Stated exercise
Skip any picture you find and retype all the remaining lines exactly.
------------------------------------------------------------------------
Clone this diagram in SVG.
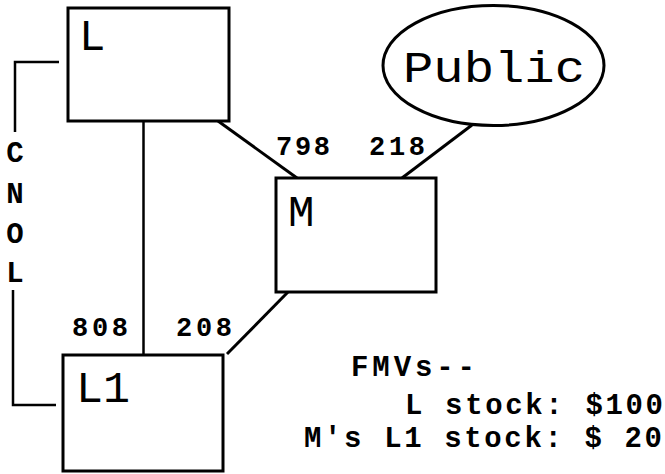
<svg xmlns="http://www.w3.org/2000/svg" width="665" height="474" viewBox="0 0 665 474">
<style>
.box{fill:#fff;stroke:#000;stroke-width:3}
.ln{fill:none;stroke:#000;stroke-width:3}
.thin{fill:none;stroke:#000;stroke-width:2.5}
.lbl{font-family:"Liberation Mono","Courier New",monospace;font-size:44px;fill:#000}
.pct{font-family:"Liberation Mono","Courier New",monospace;font-size:27px;font-weight:bold;fill:#000}
.note{font-family:"Liberation Mono","Courier New",monospace;font-size:29px;font-weight:bold;fill:#000}
</style>
<rect width="665" height="474" fill="#fff"/>
<g id="connectors">
<line class="thin" x1="143.5" y1="121" x2="143.5" y2="355"/>
<line class="ln" x1="218" y1="121" x2="297" y2="178"/>
<line class="ln" x1="472" y1="125" x2="402" y2="178"/>
<line class="ln" x1="288" y1="292" x2="227" y2="354"/>
<polyline class="thin" points="59,62 15,62 15,132"/>
<polyline class="thin" points="13,290 13,405 56,405"/>
</g>
<g id="node-L">
<rect class="box" x="68" y="8" width="161" height="113"/>
<text class="lbl" x="79" y="50">L</text>
</g>
<g id="node-Public">
<ellipse class="box" cx="493.5" cy="65.5" rx="110.5" ry="60"/>
<text class="lbl" x="403" y="82" textLength="182" lengthAdjust="spacingAndGlyphs">Public</text>
</g>
<g id="node-M">
<rect class="box" x="276" y="178" width="160" height="114"/>
<text class="lbl" x="288" y="226">M</text>
</g>
<g id="node-L1">
<rect class="box" x="63" y="355" width="160" height="116"/>
<text class="lbl" x="76" y="402" textLength="54" lengthAdjust="spacingAndGlyphs">L1</text>
</g>
<g id="labels">
<text class="pct" x="276" y="155" textLength="54">798</text>
<text class="pct" x="369" y="155" textLength="56">218</text>
<text class="pct" x="72" y="336" textLength="56">808</text>
<text class="pct" x="176" y="336" textLength="56">208</text>
<text class="note" x="15" y="162" text-anchor="middle">C</text>
<text class="note" x="15" y="202.5" text-anchor="middle">N</text>
<text class="note" x="15" y="243" text-anchor="middle">O</text>
<text class="note" x="15" y="282" text-anchor="middle">L</text>
<text class="note" x="351" y="376" textLength="124">FMVs--</text>
<text class="note" x="405" y="414" textLength="258">L stock: $100</text>
<text class="note" x="304" y="447" textLength="358">M's L1 stock: $ 20</text>
</g>
</svg>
------------------------------------------------------------------------
Exercise solution
Clone this diagram in SVG.
<svg xmlns="http://www.w3.org/2000/svg" width="665" height="474" viewBox="0 0 665 474">
<style>
.box{fill:#fff;stroke:#000;stroke-width:3}
.ln{fill:none;stroke:#000;stroke-width:3}
.thin{fill:none;stroke:#000;stroke-width:2.5}
.lbl{font-family:"Liberation Mono","Courier New",monospace;font-size:44px;fill:#000}
.pct{font-family:"Liberation Mono","Courier New",monospace;font-size:27px;font-weight:bold;fill:#000}
.note{font-family:"Liberation Mono","Courier New",monospace;font-size:29px;font-weight:bold;fill:#000}
</style>
<rect width="665" height="474" fill="#fff"/>
<g id="connectors">
<line class="thin" x1="143.5" y1="121" x2="143.5" y2="355"/>
<line class="ln" x1="218" y1="121" x2="297" y2="178"/>
<line class="ln" x1="472" y1="125" x2="402" y2="178"/>
<line class="ln" x1="288" y1="292" x2="227" y2="354"/>
<polyline class="thin" points="59,62 15,62 15,132"/>
<polyline class="thin" points="13,290 13,405 56,405"/>
</g>
<g id="node-L">
<rect class="box" x="68" y="8" width="161" height="113"/>
<text class="lbl" x="79" y="50">L</text>
</g>
<g id="node-Public">
<ellipse class="box" cx="493.5" cy="65.5" rx="110.5" ry="60"/>
<text class="lbl" x="403" y="82" textLength="182" lengthAdjust="spacingAndGlyphs">Public</text>
</g>
<g id="node-M">
<rect class="box" x="276" y="178" width="160" height="114"/>
<text class="lbl" x="288" y="226">M</text>
</g>
<g id="node-L1">
<rect class="box" x="63" y="355" width="160" height="116"/>
<text class="lbl" x="76" y="402" textLength="54" lengthAdjust="spacingAndGlyphs">L1</text>
</g>
<g id="labels">
<text class="pct" x="276" y="155" textLength="54">798</text>
<text class="pct" x="369" y="155" textLength="56">218</text>
<text class="pct" x="72" y="336" textLength="56">808</text>
<text class="pct" x="176" y="336" textLength="56">208</text>
<text class="note" x="15" y="162" text-anchor="middle">C</text>
<text class="note" x="15" y="202.5" text-anchor="middle">N</text>
<text class="note" x="15" y="243" text-anchor="middle">O</text>
<text class="note" x="15" y="282" text-anchor="middle">L</text>
<text class="note" x="351" y="376" textLength="124">FMVs--</text>
<text class="note" x="405" y="414" textLength="258">L stock: $100</text>
<text class="note" x="304" y="447" textLength="358">M's L1 stock: $ 20</text>
</g>
</svg>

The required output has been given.